**TASK**: Output the full listing below exactly as it reads, and skip anything that is a picture.

**COLLECTED DATA**:
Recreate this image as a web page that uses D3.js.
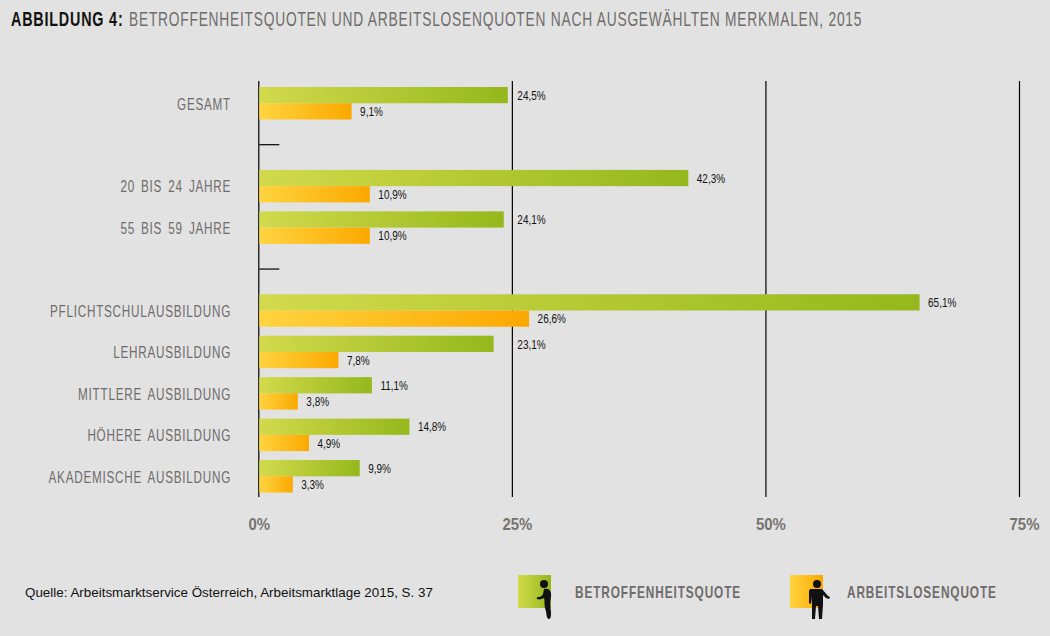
<!DOCTYPE html>
<html>
<head>
<meta charset="utf-8">
<script src="https://cdn.jsdelivr.net/npm/d3@7"></script>
<style>
  html, body { margin: 0; padding: 0; background: #e2e2e2; }
  svg { display: block; }
  text { font-family: "Liberation Sans", sans-serif; }
  .domain { display: none; }
</style>
</head>
<body>
<script>
// DATA
var categories = ["GESAMT", "", "20 BIS 24 JAHRE", "55 BIS 59 JAHRE", "",
  "PFLICHTSCHULAUSBILDUNG", "LEHRAUSBILDUNG", "MITTLERE AUSBILDUNG",
  "HÖHERE AUSBILDUNG", "AKADEMISCHE AUSBILDUNG"];
var betroffen = [24.5, null, 42.3, 24.1, null, 65.1, 23.1, 11.1, 14.8, 9.9];
var arbeitslos = [9.1, null, 10.9, 10.9, null, 26.6, 7.8, 3.8, 4.9, 3.3];
var xTicks = [0, 25, 50, 75];
var seriesNames = ["BETROFFENHEITSQUOTE", "ARBEITSLOSENQUOTE"];

var width = 1050, height = 636;
var gridTop = 81, gridBottom = 497;

var svg = d3.select("body").append("svg")
  .attr("width", width)
  .attr("height", height);

// no narrow font around, so squeeze the text horizontally
function squeeze(sel, k) {
  sel.each(function () {
    var t = d3.select(this);
    var px = +t.attr("x") || 0, py = +t.attr("y") || 0;
    t.attr("x", 0).attr("y", 0)
      .attr("transform", "translate(" + px + "," + py + ") scale(" + k + ",1)");
  });
}

// gradients for the bars and legend boxes
var defs = svg.append("defs");
function gradient(id, from, to) {
  var g = defs.append("linearGradient").attr("id", id);
  g.append("stop").attr("offset", "0%").attr("stop-color", from);
  g.append("stop").attr("offset", "100%").attr("stop-color", to);
}
gradient("green", "#d2da4b", "#95b81c");
gradient("orange", "#ffd43f", "#fba800");

var x = d3.scaleLinear().domain([0, 75]).range([259.3, 1020]);

// rows sit 41.45px apart, the bar pair takes 32.5 of it
var rowStep = 41.45, pairHeight = 32.5;
var y = d3.scaleBand()
  .domain(d3.range(categories.length))
  .range([87, 87 + rowStep * (categories.length - 1) + pairHeight])
  .paddingInner(1 - pairHeight / rowStep);

// GRID + X AXIS
var xAxis = svg.append("g")
  .attr("transform", "translate(0," + gridBottom + ")")
  .call(d3.axisBottom(x)
    .offset(-0.5)
    .tickValues(xTicks)
    .tickSize(-(gridBottom - gridTop))
    .tickPadding(20)
    .tickFormat(function (d) { return d + "%"; }));

xAxis.selectAll("line").attr("stroke", "#000").attr("stroke-width", 1.2);
xAxis.selectAll("text")
  .attr("fill", "#77736f")
  .attr("x", function (d) { return d > 0 ? 5 : 0.5; })
  .attr("y", 21)
  .attr("dy", ".71em")
  .style("font-size", "17px")
  .style("font-weight", "bold")
  .call(squeeze, 0.88);

// Y LABELS
var yAxis = svg.append("g")
  .attr("transform", "translate(231,0)")
  .call(d3.axisLeft(y)
    .tickSize(0)
    .tickPadding(0)
    .tickFormat(function (i) { return categories[i]; }));

yAxis.selectAll("text")
  .attr("fill", "#6f6c6b")
  .attr("dy", ".38em")
  .style("font-size", "16.5px")
  .style("letter-spacing", "1.05px")
  .style("word-spacing", "3px")
  .call(squeeze, 0.71);

// small ticks on the blank rows
svg.selectAll("line.gap")
  .data(d3.range(categories.length).filter(function (i) { return categories[i] === ""; }))
  .enter().append("line")
  .attr("class", "gap")
  .attr("x1", x(0))
  .attr("x2", x(0) + 20)
  .attr("y1", function (i) { return y(i) + y.bandwidth() / 2; })
  .attr("y2", function (i) { return y(i) + y.bandwidth() / 2; })
  .attr("stroke", "#000")
  .attr("stroke-width", 1.2);

// value labels that would sit on the 25% line go just past it
function labelX(v) {
  return v > 22 && v < 25 ? x(25) + 4.5 : x(v) + 8.5;
}

// BARS
function drawSeries(values, fill, offset) {
  var rows = d3.range(values.length).filter(function (i) { return values[i] !== null; });
  var h = y.bandwidth() / 2;

  svg.selectAll("rect." + fill)
    .data(rows)
    .enter().append("rect")
    .attr("class", fill)
    .attr("x", x(0))
    .attr("y", function (i) { return y(i) + offset * h; })
    .attr("width", function (i) { return x(values[i]) - x(0); })
    .attr("height", h)
    .attr("fill", "url(#" + fill + ")");

  svg.selectAll("text." + fill)
    .data(rows)
    .enter().append("text")
    .attr("class", fill)
    .attr("x", function (i) { return labelX(values[i]); })
    .attr("y", function (i) { return y(i) + offset * h + h / 2 + 0.5; })
    .attr("dy", ".35em")
    .attr("fill", "#111")
    .style("font-size", "12px")
    .text(function (i) { return String(values[i]).replace(".", ",") + "%"; })
    .call(squeeze, 0.83);
}
drawSeries(betroffen, "green", 0);
drawSeries(arbeitslos, "orange", 1);

// TITLE
svg.append("text")
  .attr("x", 11)
  .attr("y", 26)
  .attr("font-weight", "bold")
  .attr("fill", "#111")
  .style("font-size", "20.5px")
  .style("letter-spacing", "1.15px")
  .text("ABBILDUNG 4:")
  .call(squeeze, 0.7);

svg.append("text")
  .attr("x", 129)
  .attr("y", 26)
  .attr("fill", "#6f6c6b")
  .style("font-size", "20.5px")
  .style("letter-spacing", "1.15px")
  .text("BETROFFENHEITSQUOTEN UND ARBEITSLOSENQUOTEN NACH AUSGEWÄHLTEN MERKMALEN, 2015")
  .call(squeeze, 0.672);

// SOURCE
svg.append("text")
  .attr("x", 25)
  .attr("y", 597)
  .attr("fill", "#111")
  .style("font-size", "13.4px")
  .text("Quelle: Arbeitsmarktservice Österreich, Arbeitsmarktlage 2015, S. 37");

// LEGEND
var legend = svg.selectAll("g.legend")
  .data(seriesNames)
  .enter().append("g")
  .attr("class", "legend")
  .attr("transform", function (d, i) { return "translate(" + [518, 790][i] + ",575)"; });

legend.append("rect")
  .attr("width", 33)
  .attr("height", 33)
  .attr("fill", function (d, i) { return i === 0 ? "url(#green)" : "url(#orange)"; });

legend.append("text")
  .attr("x", 57)
  .attr("y", 17)
  .attr("dy", ".35em")
  .attr("fill", "#6f6c6b")
  .style("font-size", "16px")
  .style("font-weight", "bold")
  .style("letter-spacing", "1.2px")
  .text(function (d) { return d; })
  .call(squeeze, 0.74);

// little figures on the legend boxes
var bent = legend.filter(function (d, i) { return i === 0; }).append("g").attr("fill", "#111");
bent.append("circle").attr("cx", 26).attr("cy", 9).attr("r", 4);
bent.append("path")
  .attr("d", "M26 14 C30 13 34 15 33 22 C32 27 32 30 33 37 C33 41 33 44 31 44 C28 44 29 38 27 33 C26 29 27 26 26 23 C24 24 22 25 19 24 C18 23 19 22 20 22 C23 22 24 21 25 19 Z");

var stand = legend.filter(function (d, i) { return i === 1; }).append("g").attr("fill", "#111");
stand.append("circle").attr("cx", 27).attr("cy", 9).attr("r", 4);
stand.append("path")
  .attr("d", "M20 14 L32 14 L38 21 L40 22 L39 24 L36 23 L33 20 L33 29 L32 44 L29 44 L28 31 L26 31 L25 44 L22 44 L22 29 L21 21 L21 28 L20 29 L19 28 L19 16 Z");
</script>
</body>
</html>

**REPLY**:
Recreate this image as a web page that uses D3.js.
<!DOCTYPE html>
<html>
<head>
<meta charset="utf-8">
<script src="https://cdn.jsdelivr.net/npm/d3@7"></script>
<style>
  html, body { margin: 0; padding: 0; background: #e2e2e2; }
  svg { display: block; }
  text { font-family: "Liberation Sans", sans-serif; }
  .domain { display: none; }
</style>
</head>
<body>
<script>
// DATA
var categories = ["GESAMT", "", "20 BIS 24 JAHRE", "55 BIS 59 JAHRE", "",
  "PFLICHTSCHULAUSBILDUNG", "LEHRAUSBILDUNG", "MITTLERE AUSBILDUNG",
  "HÖHERE AUSBILDUNG", "AKADEMISCHE AUSBILDUNG"];
var betroffen = [24.5, null, 42.3, 24.1, null, 65.1, 23.1, 11.1, 14.8, 9.9];
var arbeitslos = [9.1, null, 10.9, 10.9, null, 26.6, 7.8, 3.8, 4.9, 3.3];
var xTicks = [0, 25, 50, 75];
var seriesNames = ["BETROFFENHEITSQUOTE", "ARBEITSLOSENQUOTE"];

var width = 1050, height = 636;
var gridTop = 81, gridBottom = 497;

var svg = d3.select("body").append("svg")
  .attr("width", width)
  .attr("height", height);

// no narrow font around, so squeeze the text horizontally
function squeeze(sel, k) {
  sel.each(function () {
    var t = d3.select(this);
    var px = +t.attr("x") || 0, py = +t.attr("y") || 0;
    t.attr("x", 0).attr("y", 0)
      .attr("transform", "translate(" + px + "," + py + ") scale(" + k + ",1)");
  });
}

// gradients for the bars and legend boxes
var defs = svg.append("defs");
function gradient(id, from, to) {
  var g = defs.append("linearGradient").attr("id", id);
  g.append("stop").attr("offset", "0%").attr("stop-color", from);
  g.append("stop").attr("offset", "100%").attr("stop-color", to);
}
gradient("green", "#d2da4b", "#95b81c");
gradient("orange", "#ffd43f", "#fba800");

var x = d3.scaleLinear().domain([0, 75]).range([259.3, 1020]);

// rows sit 41.45px apart, the bar pair takes 32.5 of it
var rowStep = 41.45, pairHeight = 32.5;
var y = d3.scaleBand()
  .domain(d3.range(categories.length))
  .range([87, 87 + rowStep * (categories.length - 1) + pairHeight])
  .paddingInner(1 - pairHeight / rowStep);

// GRID + X AXIS
var xAxis = svg.append("g")
  .attr("transform", "translate(0," + gridBottom + ")")
  .call(d3.axisBottom(x)
    .offset(-0.5)
    .tickValues(xTicks)
    .tickSize(-(gridBottom - gridTop))
    .tickPadding(20)
    .tickFormat(function (d) { return d + "%"; }));

xAxis.selectAll("line").attr("stroke", "#000").attr("stroke-width", 1.2);
xAxis.selectAll("text")
  .attr("fill", "#77736f")
  .attr("x", function (d) { return d > 0 ? 5 : 0.5; })
  .attr("y", 21)
  .attr("dy", ".71em")
  .style("font-size", "17px")
  .style("font-weight", "bold")
  .call(squeeze, 0.88);

// Y LABELS
var yAxis = svg.append("g")
  .attr("transform", "translate(231,0)")
  .call(d3.axisLeft(y)
    .tickSize(0)
    .tickPadding(0)
    .tickFormat(function (i) { return categories[i]; }));

yAxis.selectAll("text")
  .attr("fill", "#6f6c6b")
  .attr("dy", ".38em")
  .style("font-size", "16.5px")
  .style("letter-spacing", "1.05px")
  .style("word-spacing", "3px")
  .call(squeeze, 0.71);

// small ticks on the blank rows
svg.selectAll("line.gap")
  .data(d3.range(categories.length).filter(function (i) { return categories[i] === ""; }))
  .enter().append("line")
  .attr("class", "gap")
  .attr("x1", x(0))
  .attr("x2", x(0) + 20)
  .attr("y1", function (i) { return y(i) + y.bandwidth() / 2; })
  .attr("y2", function (i) { return y(i) + y.bandwidth() / 2; })
  .attr("stroke", "#000")
  .attr("stroke-width", 1.2);

// value labels that would sit on the 25% line go just past it
function labelX(v) {
  return v > 22 && v < 25 ? x(25) + 4.5 : x(v) + 8.5;
}

// BARS
function drawSeries(values, fill, offset) {
  var rows = d3.range(values.length).filter(function (i) { return values[i] !== null; });
  var h = y.bandwidth() / 2;

  svg.selectAll("rect." + fill)
    .data(rows)
    .enter().append("rect")
    .attr("class", fill)
    .attr("x", x(0))
    .attr("y", function (i) { return y(i) + offset * h; })
    .attr("width", function (i) { return x(values[i]) - x(0); })
    .attr("height", h)
    .attr("fill", "url(#" + fill + ")");

  svg.selectAll("text." + fill)
    .data(rows)
    .enter().append("text")
    .attr("class", fill)
    .attr("x", function (i) { return labelX(values[i]); })
    .attr("y", function (i) { return y(i) + offset * h + h / 2 + 0.5; })
    .attr("dy", ".35em")
    .attr("fill", "#111")
    .style("font-size", "12px")
    .text(function (i) { return String(values[i]).replace(".", ",") + "%"; })
    .call(squeeze, 0.83);
}
drawSeries(betroffen, "green", 0);
drawSeries(arbeitslos, "orange", 1);

// TITLE
svg.append("text")
  .attr("x", 11)
  .attr("y", 26)
  .attr("font-weight", "bold")
  .attr("fill", "#111")
  .style("font-size", "20.5px")
  .style("letter-spacing", "1.15px")
  .text("ABBILDUNG 4:")
  .call(squeeze, 0.7);

svg.append("text")
  .attr("x", 129)
  .attr("y", 26)
  .attr("fill", "#6f6c6b")
  .style("font-size", "20.5px")
  .style("letter-spacing", "1.15px")
  .text("BETROFFENHEITSQUOTEN UND ARBEITSLOSENQUOTEN NACH AUSGEWÄHLTEN MERKMALEN, 2015")
  .call(squeeze, 0.672);

// SOURCE
svg.append("text")
  .attr("x", 25)
  .attr("y", 597)
  .attr("fill", "#111")
  .style("font-size", "13.4px")
  .text("Quelle: Arbeitsmarktservice Österreich, Arbeitsmarktlage 2015, S. 37");

// LEGEND
var legend = svg.selectAll("g.legend")
  .data(seriesNames)
  .enter().append("g")
  .attr("class", "legend")
  .attr("transform", function (d, i) { return "translate(" + [518, 790][i] + ",575)"; });

legend.append("rect")
  .attr("width", 33)
  .attr("height", 33)
  .attr("fill", function (d, i) { return i === 0 ? "url(#green)" : "url(#orange)"; });

legend.append("text")
  .attr("x", 57)
  .attr("y", 17)
  .attr("dy", ".35em")
  .attr("fill", "#6f6c6b")
  .style("font-size", "16px")
  .style("font-weight", "bold")
  .style("letter-spacing", "1.2px")
  .text(function (d) { return d; })
  .call(squeeze, 0.74);

// little figures on the legend boxes
var bent = legend.filter(function (d, i) { return i === 0; }).append("g").attr("fill", "#111");
bent.append("circle").attr("cx", 26).attr("cy", 9).attr("r", 4);
bent.append("path")
  .attr("d", "M26 14 C30 13 34 15 33 22 C32 27 32 30 33 37 C33 41 33 44 31 44 C28 44 29 38 27 33 C26 29 27 26 26 23 C24 24 22 25 19 24 C18 23 19 22 20 22 C23 22 24 21 25 19 Z");

var stand = legend.filter(function (d, i) { return i === 1; }).append("g").attr("fill", "#111");
stand.append("circle").attr("cx", 27).attr("cy", 9).attr("r", 4);
stand.append("path")
  .attr("d", "M20 14 L32 14 L38 21 L40 22 L39 24 L36 23 L33 20 L33 29 L32 44 L29 44 L28 31 L26 31 L25 44 L22 44 L22 29 L21 21 L21 28 L20 29 L19 28 L19 16 Z");
</script>
</body>
</html>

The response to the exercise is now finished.